Direction: Produce an exact transcription of the listing below, omitting the pictures.

Given information:
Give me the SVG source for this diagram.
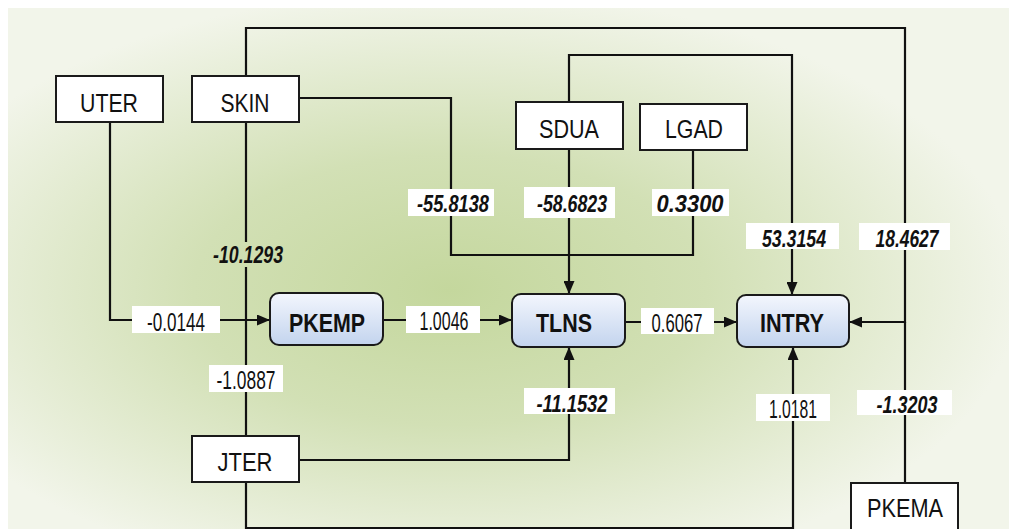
<svg xmlns="http://www.w3.org/2000/svg" width="1009" height="529" viewBox="0 0 1009 529">
<style>
.bx{fill:#fff;stroke:#1a1a1a;stroke-width:2}
.rn{fill:url(#ng);stroke:#1a1a1a;stroke-width:2}
.nt{font-family:"Liberation Sans",Arial,sans-serif;font-size:26px;fill:#111;text-anchor:middle}
.bt{font-family:"Liberation Sans",Arial,sans-serif;font-size:26px;font-weight:bold;fill:#111;text-anchor:middle}
.ln{fill:none;stroke:#111;stroke-width:2.2}
.lb{fill:#fff}
.pl{font-family:"Liberation Sans",Arial,sans-serif;font-size:25px;fill:#111;text-anchor:middle}
.il{font-family:"Liberation Sans",Arial,sans-serif;font-size:24px;font-weight:bold;font-style:italic;fill:#111;text-anchor:middle}
</style>
<defs>
<radialGradient id="bg" gradientUnits="userSpaceOnUse" cx="450" cy="290" r="300" gradientTransform="translate(450 290) scale(1.9 1) translate(-450 -290)">
<stop offset="0" stop-color="#c4d79d"/>
<stop offset="0.45" stop-color="#d2e0b5"/>
<stop offset="1" stop-color="#f2f5ea"/>
</radialGradient>
<linearGradient id="ng" x1="0" y1="0" x2="0" y2="1">
<stop offset="0" stop-color="#f3f6fd"/>
<stop offset="1" stop-color="#c3d4ee"/>
</linearGradient>
<marker id="ar" viewBox="0 0 13 11" refX="13" refY="5.5" markerWidth="13" markerHeight="11" markerUnits="userSpaceOnUse" orient="auto">
<path d="M0 0L13 5.5L0 11z" fill="#111"/>
</marker>
</defs>
<rect x="0" y="0" width="1009" height="529" fill="#fff"/>
<rect x="8" y="8" width="1001" height="521" fill="url(#bg)"/>
<g id="connectors">
<path class="ln" d="M246 76V28H905V322H849" marker-end="url(#ar)"/>
<path class="ln" d="M905 483V322"/>
<path class="ln" d="M569 102V55H792V295" marker-end="url(#ar)"/>
<path class="ln" d="M299 98H451V255H569"/>
<path class="ln" d="M693 150V255H569"/>
<path class="ln" d="M569 149V294" marker-end="url(#ar)"/>
<path class="ln" d="M110 122V320H270" marker-end="url(#ar)"/>
<path class="ln" d="M246 122V242M246 267V320"/>
<path class="ln" d="M246 436V320"/>
<path class="ln" d="M383 320H512" marker-end="url(#ar)"/>
<path class="ln" d="M625 322H737" marker-end="url(#ar)"/>
<path class="ln" d="M299 460H569V347" marker-end="url(#ar)"/>
<path class="ln" d="M246 482V528H793V347" marker-end="url(#ar)"/>
<g id="labels">
<rect class="lb" x="132" y="306" width="88" height="27"/>
<text class="pl" x="176" y="331" textLength="58" lengthAdjust="spacingAndGlyphs">-0.0144</text>
<rect class="lb" x="406" y="306" width="74" height="27"/>
<text class="pl" x="444" y="330" textLength="49" lengthAdjust="spacingAndGlyphs">1.0046</text>
<rect class="lb" x="641" y="308" width="73" height="26"/>
<text class="pl" x="677" y="332" textLength="51" lengthAdjust="spacingAndGlyphs">0.6067</text>
<rect class="lb" x="209" y="365" width="74" height="27"/>
<text class="pl" x="246" y="389" textLength="59" lengthAdjust="spacingAndGlyphs">-1.0887</text>
<rect class="lb" x="756" y="394" width="74" height="27"/>
<text class="pl" x="793" y="418" textLength="48" lengthAdjust="spacingAndGlyphs">1.0181</text>
<rect class="lb" x="408" y="189" width="86" height="27"/>
<text class="il" x="453" y="212" textLength="72" lengthAdjust="spacingAndGlyphs">-55.8138</text>
<rect class="lb" x="524" y="187" width="91" height="31"/>
<text class="il" x="572" y="212" textLength="70" lengthAdjust="spacingAndGlyphs">-58.6823</text>
<rect class="lb" x="652" y="189" width="77" height="27"/>
<text class="il" x="690" y="212" textLength="67" lengthAdjust="spacingAndGlyphs">0.3300</text>
<rect class="lb" x="746" y="223" width="93" height="26"/>
<text class="il" x="794" y="247" textLength="64" lengthAdjust="spacingAndGlyphs">53.3154</text>
<rect class="lb" x="859" y="223" width="91" height="27"/>
<text class="il" x="907" y="247" textLength="63" lengthAdjust="spacingAndGlyphs">18.4627</text>
<text class="il" x="248" y="263" textLength="70" lengthAdjust="spacingAndGlyphs">-10.1293</text>
<rect class="lb" x="524" y="388" width="91" height="26"/>
<text class="il" x="572" y="412" textLength="71" lengthAdjust="spacingAndGlyphs">-11.1532</text>
<rect class="lb" x="857" y="390" width="95" height="25"/>
<text class="il" x="907" y="413" textLength="61" lengthAdjust="spacingAndGlyphs">-1.3203</text>
</g>
</g>
<g id="UTER"><rect class="bx" x="56" y="76" width="107" height="46"/><text class="nt" x="109" y="112" textLength="58" lengthAdjust="spacingAndGlyphs">UTER</text></g>
<g id="SKIN"><rect class="bx" x="192" y="76" width="107" height="46"/><text class="nt" x="245" y="112" textLength="49" lengthAdjust="spacingAndGlyphs">SKIN</text></g>
<g id="SDUA"><rect class="bx" x="516" y="102" width="107" height="47"/><text class="nt" x="569" y="138" textLength="60" lengthAdjust="spacingAndGlyphs">SDUA</text></g>
<g id="LGAD"><rect class="bx" x="640" y="104" width="107" height="46"/><text class="nt" x="694" y="138" textLength="58" lengthAdjust="spacingAndGlyphs">LGAD</text></g>
<g id="JTER"><rect class="bx" x="192" y="436" width="107" height="46"/><text class="nt" x="245" y="471" textLength="55" lengthAdjust="spacingAndGlyphs">JTER</text></g>
<g id="PKEMA"><rect class="bx" x="851" y="483" width="107" height="48"/><text class="nt" x="905" y="517" textLength="76" lengthAdjust="spacingAndGlyphs">PKEMA</text></g>
<g id="PKEMP"><rect class="rn" x="270" y="293" width="113" height="52" rx="9"/><text class="bt" x="327" y="332" textLength="76" lengthAdjust="spacingAndGlyphs">PKEMP</text></g>
<g id="TLNS"><rect class="rn" x="512" y="294" width="113" height="53" rx="9"/><text class="bt" x="564" y="332" textLength="56" lengthAdjust="spacingAndGlyphs">TLNS</text></g>
<g id="INTRY"><rect class="rn" x="737" y="295" width="112" height="52" rx="9"/><text class="bt" x="792" y="332" textLength="64" lengthAdjust="spacingAndGlyphs">INTRY</text></g>
</svg>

Result of this exercise:
Give me the SVG source for this diagram.
<svg xmlns="http://www.w3.org/2000/svg" width="1009" height="529" viewBox="0 0 1009 529">
<style>
.bx{fill:#fff;stroke:#1a1a1a;stroke-width:2}
.rn{fill:url(#ng);stroke:#1a1a1a;stroke-width:2}
.nt{font-family:"Liberation Sans",Arial,sans-serif;font-size:26px;fill:#111;text-anchor:middle}
.bt{font-family:"Liberation Sans",Arial,sans-serif;font-size:26px;font-weight:bold;fill:#111;text-anchor:middle}
.ln{fill:none;stroke:#111;stroke-width:2.2}
.lb{fill:#fff}
.pl{font-family:"Liberation Sans",Arial,sans-serif;font-size:25px;fill:#111;text-anchor:middle}
.il{font-family:"Liberation Sans",Arial,sans-serif;font-size:24px;font-weight:bold;font-style:italic;fill:#111;text-anchor:middle}
</style>
<defs>
<radialGradient id="bg" gradientUnits="userSpaceOnUse" cx="450" cy="290" r="300" gradientTransform="translate(450 290) scale(1.9 1) translate(-450 -290)">
<stop offset="0" stop-color="#c4d79d"/>
<stop offset="0.45" stop-color="#d2e0b5"/>
<stop offset="1" stop-color="#f2f5ea"/>
</radialGradient>
<linearGradient id="ng" x1="0" y1="0" x2="0" y2="1">
<stop offset="0" stop-color="#f3f6fd"/>
<stop offset="1" stop-color="#c3d4ee"/>
</linearGradient>
<marker id="ar" viewBox="0 0 13 11" refX="13" refY="5.5" markerWidth="13" markerHeight="11" markerUnits="userSpaceOnUse" orient="auto">
<path d="M0 0L13 5.5L0 11z" fill="#111"/>
</marker>
</defs>
<rect x="0" y="0" width="1009" height="529" fill="#fff"/>
<rect x="8" y="8" width="1001" height="521" fill="url(#bg)"/>
<g id="connectors">
<path class="ln" d="M246 76V28H905V322H849" marker-end="url(#ar)"/>
<path class="ln" d="M905 483V322"/>
<path class="ln" d="M569 102V55H792V295" marker-end="url(#ar)"/>
<path class="ln" d="M299 98H451V255H569"/>
<path class="ln" d="M693 150V255H569"/>
<path class="ln" d="M569 149V294" marker-end="url(#ar)"/>
<path class="ln" d="M110 122V320H270" marker-end="url(#ar)"/>
<path class="ln" d="M246 122V242M246 267V320"/>
<path class="ln" d="M246 436V320"/>
<path class="ln" d="M383 320H512" marker-end="url(#ar)"/>
<path class="ln" d="M625 322H737" marker-end="url(#ar)"/>
<path class="ln" d="M299 460H569V347" marker-end="url(#ar)"/>
<path class="ln" d="M246 482V528H793V347" marker-end="url(#ar)"/>
<g id="labels">
<rect class="lb" x="132" y="306" width="88" height="27"/>
<text class="pl" x="176" y="331" textLength="58" lengthAdjust="spacingAndGlyphs">-0.0144</text>
<rect class="lb" x="406" y="306" width="74" height="27"/>
<text class="pl" x="444" y="330" textLength="49" lengthAdjust="spacingAndGlyphs">1.0046</text>
<rect class="lb" x="641" y="308" width="73" height="26"/>
<text class="pl" x="677" y="332" textLength="51" lengthAdjust="spacingAndGlyphs">0.6067</text>
<rect class="lb" x="209" y="365" width="74" height="27"/>
<text class="pl" x="246" y="389" textLength="59" lengthAdjust="spacingAndGlyphs">-1.0887</text>
<rect class="lb" x="756" y="394" width="74" height="27"/>
<text class="pl" x="793" y="418" textLength="48" lengthAdjust="spacingAndGlyphs">1.0181</text>
<rect class="lb" x="408" y="189" width="86" height="27"/>
<text class="il" x="453" y="212" textLength="72" lengthAdjust="spacingAndGlyphs">-55.8138</text>
<rect class="lb" x="524" y="187" width="91" height="31"/>
<text class="il" x="572" y="212" textLength="70" lengthAdjust="spacingAndGlyphs">-58.6823</text>
<rect class="lb" x="652" y="189" width="77" height="27"/>
<text class="il" x="690" y="212" textLength="67" lengthAdjust="spacingAndGlyphs">0.3300</text>
<rect class="lb" x="746" y="223" width="93" height="26"/>
<text class="il" x="794" y="247" textLength="64" lengthAdjust="spacingAndGlyphs">53.3154</text>
<rect class="lb" x="859" y="223" width="91" height="27"/>
<text class="il" x="907" y="247" textLength="63" lengthAdjust="spacingAndGlyphs">18.4627</text>
<text class="il" x="248" y="263" textLength="70" lengthAdjust="spacingAndGlyphs">-10.1293</text>
<rect class="lb" x="524" y="388" width="91" height="26"/>
<text class="il" x="572" y="412" textLength="71" lengthAdjust="spacingAndGlyphs">-11.1532</text>
<rect class="lb" x="857" y="390" width="95" height="25"/>
<text class="il" x="907" y="413" textLength="61" lengthAdjust="spacingAndGlyphs">-1.3203</text>
</g>
</g>
<g id="UTER"><rect class="bx" x="56" y="76" width="107" height="46"/><text class="nt" x="109" y="112" textLength="58" lengthAdjust="spacingAndGlyphs">UTER</text></g>
<g id="SKIN"><rect class="bx" x="192" y="76" width="107" height="46"/><text class="nt" x="245" y="112" textLength="49" lengthAdjust="spacingAndGlyphs">SKIN</text></g>
<g id="SDUA"><rect class="bx" x="516" y="102" width="107" height="47"/><text class="nt" x="569" y="138" textLength="60" lengthAdjust="spacingAndGlyphs">SDUA</text></g>
<g id="LGAD"><rect class="bx" x="640" y="104" width="107" height="46"/><text class="nt" x="694" y="138" textLength="58" lengthAdjust="spacingAndGlyphs">LGAD</text></g>
<g id="JTER"><rect class="bx" x="192" y="436" width="107" height="46"/><text class="nt" x="245" y="471" textLength="55" lengthAdjust="spacingAndGlyphs">JTER</text></g>
<g id="PKEMA"><rect class="bx" x="851" y="483" width="107" height="48"/><text class="nt" x="905" y="517" textLength="76" lengthAdjust="spacingAndGlyphs">PKEMA</text></g>
<g id="PKEMP"><rect class="rn" x="270" y="293" width="113" height="52" rx="9"/><text class="bt" x="327" y="332" textLength="76" lengthAdjust="spacingAndGlyphs">PKEMP</text></g>
<g id="TLNS"><rect class="rn" x="512" y="294" width="113" height="53" rx="9"/><text class="bt" x="564" y="332" textLength="56" lengthAdjust="spacingAndGlyphs">TLNS</text></g>
<g id="INTRY"><rect class="rn" x="737" y="295" width="112" height="52" rx="9"/><text class="bt" x="792" y="332" textLength="64" lengthAdjust="spacingAndGlyphs">INTRY</text></g>
</svg>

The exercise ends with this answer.